Various chemical additives have been recently proposed to enhance imbibition oil recovery from tight formations during the shut-in periods after hydraulic fracturing operations. Although, soaking experiments under laboratory conditions usually confirm the performance of such additives, their effects on oil regained permeability during the flowback process are poorly understood. This is mainly because measuring effective permeability of such low-permeability rocks is extremely challenging. We develop and apply a laboratory protocol mimicking leak-off, shut-in, and flowback processes to evaluate the effects of fracturing fluid additives on oil regained permeability. We modify the conventional coreflooding apparatus to measure oil effective permeability (koeff) before and after the surfactant-imbibition experiments. Adjusting the system total compressibility allows quickly achieving steady-state conditions at multiple ultra-low flowrates.
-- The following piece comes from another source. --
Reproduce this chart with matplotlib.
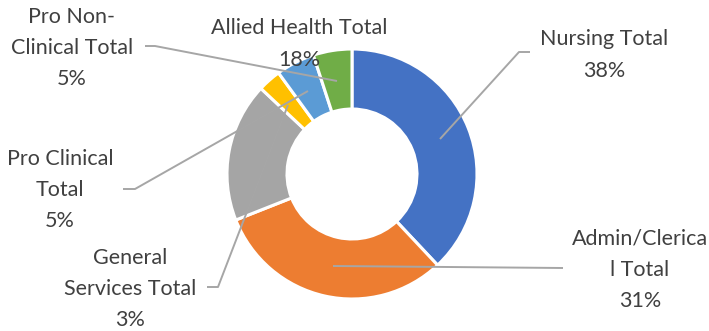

We apply the proposed technique on two tight plugs with and without initial water saturation (Swi), and observe pressure humps during the flowback process that can be explained mathematically using the fractional-flow theory.
Spontaneous imbibition of the surfactant solution into the two oil-saturated plugs results in recovery of around 20% of the initial oil. For the plug with Swi = 0, koeff is reduced from around 3 µD to 1 µD, indicating the adverse effect of water trapping over the favorable effects of interfacial tension reduction and wettability alteration by the surfactant. For the plug with Swi = 0.21, koeff increases from 0.85 µD to 1.08 µD that can be explained by the combined effects of Swi reduction and wettability alteration, favorably shifting the oil relative permeability curve.